Beyond that, at least on the FBS level, will any of this make it worth our while to take out a third mortgage to keep our season tickets in the third level of the end zone and the parking pass two miles from campus for an uphill walk both ways?

As we wait to see how much permanent damage last week's freeze did to our shrubs and trees, these are the questions that will both unite and divide us as spring rolls into summer, which opens the door to preseason camp, which means real football is just around the corner.

Yet until then, or at least for the next few weeks, we have spring football, in all its vastly overblown glory, to tease us and tempt us to dream championship dreams. And at least in this neck of the woods we probably have far more questions than answers involving our University of Tennessee at Chattanooga Mocs and our Tennessee Volunteers.

Let's start with the Mocs and new coach Tom Arth. Not on anyone's radar screen when former coach Russ Huesman made known his intention to take the Richmond job, he appears to be yet another in the amazing run of UTC AD David Blackburn's brilliant hires before ever coaching a single game.

All the proof seemingly needed for that belief would come at what Arth did at his alma mater: Division III's John Carroll. The Blue Streaks having gone 19-21 in the four years before Arth became head coach, they went 40-8 in the four years thereafter.

But just in case that doesn't impress you, consider that even before spring practice could begin, the man Arth had chosen to run the UTC defense - Brandon Staley - got snatched up by the National Football League's Chicago Bears to coach outside linebackers.

When you're losing staff members to the NFL before they've even worked a game for you on the college level, you must have a pretty fair eye for coaching talent. It's equally worth noting that the man replacing Staley - Tom Kaufman, who's another John Carroll alum - was special teams coordinator and linebackers coach at Syracuse.

There's no question this staff knows football, and with Huesman having built an unshakable foundation, and quarterback Alejandro Bennifield back for a final season, a fourth straight trip to the national playoffs would seem a logical expectation.

Yet as possible as another playoff run would seem for the Mocs, assuming Kaufman can prop up a stingy defense battered by graduation losses, the short-term future for Tennessee would seem far less promising.

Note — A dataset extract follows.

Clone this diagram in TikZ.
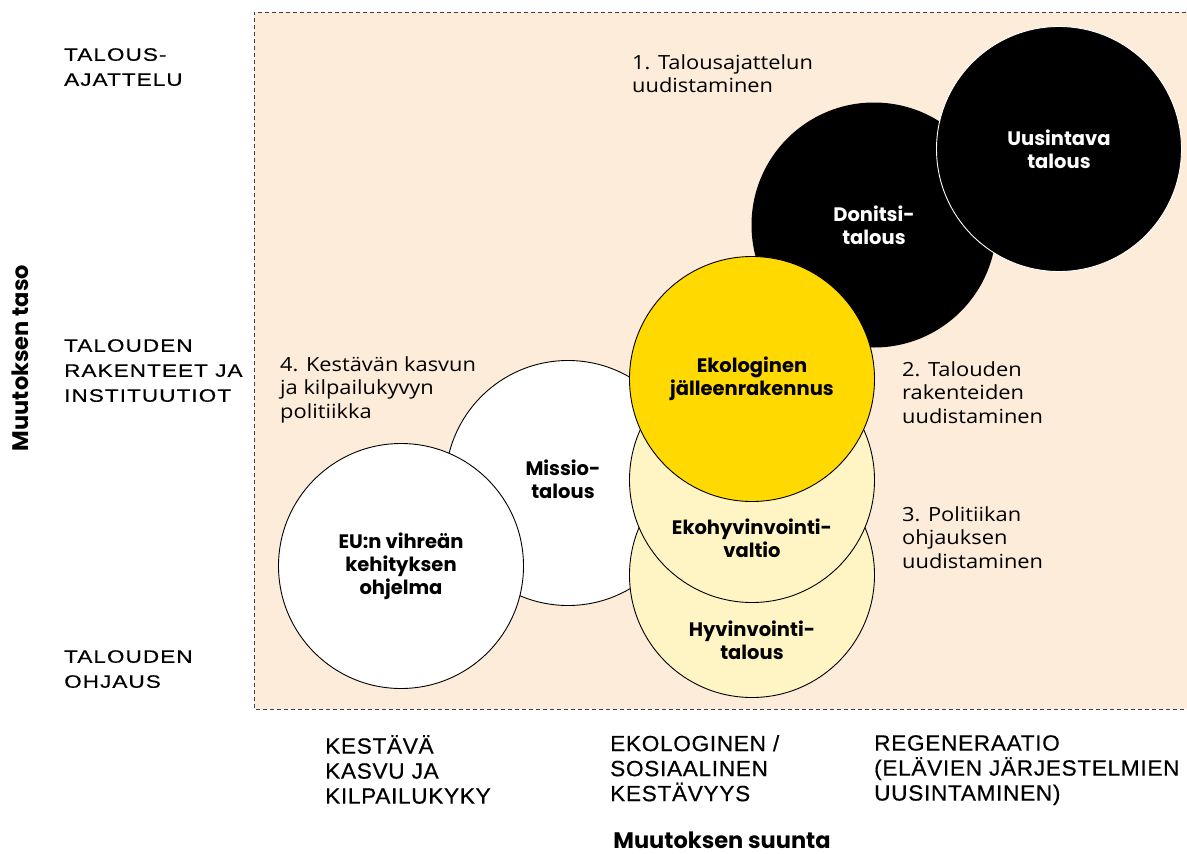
\documentclass[tikz,border=0pt]{standalone}
\usepackage{fontspec}
\setmainfont{Open Sans}[FakeStretch=1.12]
\newfontfamily\axisfont[FakeStretch=1.25,LetterSpace=6,FakeBold=0.4]{Liberation Sans}
\newfontfamily\dirfont[FakeStretch=1.03,LetterSpace=3,FakeBold=0.4]{Liberation Sans}
\newfontfamily\heavyfont{Poppins}
\definecolor{peach}{HTML}{FDECD9}
\definecolor{ekoyellow}{HTML}{FFD900}
\definecolor{paleyellow}{HTML}{FFF5C4}
\begin{document}
\begin{tikzpicture}[x=1pt,y=-1pt,
  bubble/.style={circle, minimum size=245pt, inner sep=0pt, line width=0.9pt, align=center,
    font=\heavyfont\bfseries\fontsize{19.5}{23}\selectfont},
  bubblelab/.style={align=center, inner sep=0pt,
    font=\heavyfont\bfseries\fontsize{19.5}{23}\selectfont},
  note/.style={anchor=north west, align=left, inner sep=0pt,
    font=\fontsize{19.5}{23.5}\selectfont},
  axislab/.style={anchor=north west, align=left, inner sep=0pt,
    font=\axisfont\fontsize{18}{25}\selectfont},
  dirlab/.style={anchor=north west, align=left, inner sep=0pt,
    font=\dirfont\fontsize{22}{25}\selectfont},
  title/.style={inner sep=0pt, font=\heavyfont\bfseries\fontsize{22.5}{24}\selectfont}
]
\useasboundingbox (0,0) rectangle (1187,854);
% background panel
\fill[peach] (254,12) rectangle (1200,709);
\draw[dashed, line width=0.8pt, black!75, dash pattern=on 4pt off 3pt] (1200,12) -- (254,12) -- (254,709) -- (1200,709);

% circles
\node[bubble, fill=black, text=white] (donitsi) at (874,225) {Donitsi-\\talous};
\node[bubble, fill=black, draw=white, text=white] (uusintava) at (1059,149) {Uusintava\\talous};
\node[bubble, fill=white, draw=black] (missio) at (568,483) {};
\node[bubble, fill=white, draw=black] (eu) at (401,566) {EU:n vihreän\\kehityksen\\ohjelma};
\node[bubble, fill=paleyellow, draw=black] (hyvinvointi) at (752,575) {};
\node[bubble, fill=paleyellow, draw=black] (ekohyv) at (752,480) {};
\node[bubble, fill=ekoyellow, draw=black] (ekolog) at (752,379) {Ekologinen\\jälleenrakennus};
% labels of partly covered circles
\node[bubblelab] (missiolab) at (563,479) {Missio-\\talous};
\node[bubblelab] (ekohyvlab) at (752,538) {Ekohyvinvointi-\\valtio};
\node[bubblelab] (hyvlab) at (752,640) {Hyvinvointi-\\talous};

% notes
\node[note] (n1) at (632,54) {1. Talousajattelun\\uudistaminen};
\node[note] (n2) at (902,361) {2. Talouden\\rakenteiden\\uudistaminen};
\node[note] (n3) at (902,506) {3. Politiikan\\ohjauksen\\uudistaminen};
\node[note] (n4) at (280,356) {4. Kestävän kasvun\\ja kilpailukyvyn\\politiikka};

% axis levels
\node[axislab] (l1) at (64,48) {TALOUS-\\AJATTELU};
\node[axislab] (l2) at (64,339) {TALOUDEN\\RAKENTEET JA\\INSTITUUTIOT};
\node[axislab] (l3) at (64,650) {TALOUDEN\\OHJAUS};

% directions
\node[dirlab] (d1) at (325,735) {KESTÄVÄ\\KASVU JA\\KILPAILUKYKY};
\node[dirlab] (d2) at (610,735) {EKOLOGINEN /\\SOSIAALINEN\\KESTÄVYYS};
\node[dirlab] (d3) at (874,735) {REGENERAATIO\\(ELÄVIEN JÄRJESTELMIEN\\UUSINTAMINEN)};

% axis titles
\node[title] (xt) at (722,840) {Muutoksen suunta};
\node[title, rotate=90] (yt) at (20,358) {Muutoksen taso};
\end{tikzpicture}
\end{document}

It's not just that Butch Jones and his somewhat revamped staff must find replacements for one of the strongest collection of leaders in the program's history - Josh Dobbs, Derek Barnett, Marques Reeves-Maybin, Cam Sutton, Alvin Kamara and Josh Malone, to name six - but they must do so within a decidedly negative fan base that no longer seems supportive of Coach Cliche.

Beyond that, is Jarrett Guarantano the quarterback to replace Dobbs? Will defensive coordinator Bob Shoop's second season belatedly support his reputation as one of the best in the game? Would the eight regular-season wins that did so much to place Jones on the hot seat a season ago be enough this time around to convince new UT AD John Currie to keep him around for the 2018 season and beyond? Those are five-star questions only a champion of life could answer truthfully.

The hunch from here is that Arth hugely impresses, Jones moderately does and that exactly one year from today both men are again preparing to launch spring practices for their current employers.

But what do I know? I had East Region No. 1 seed Villanova knocking off No. 8 seed Wisconsin in Saturday's basketball round of 32.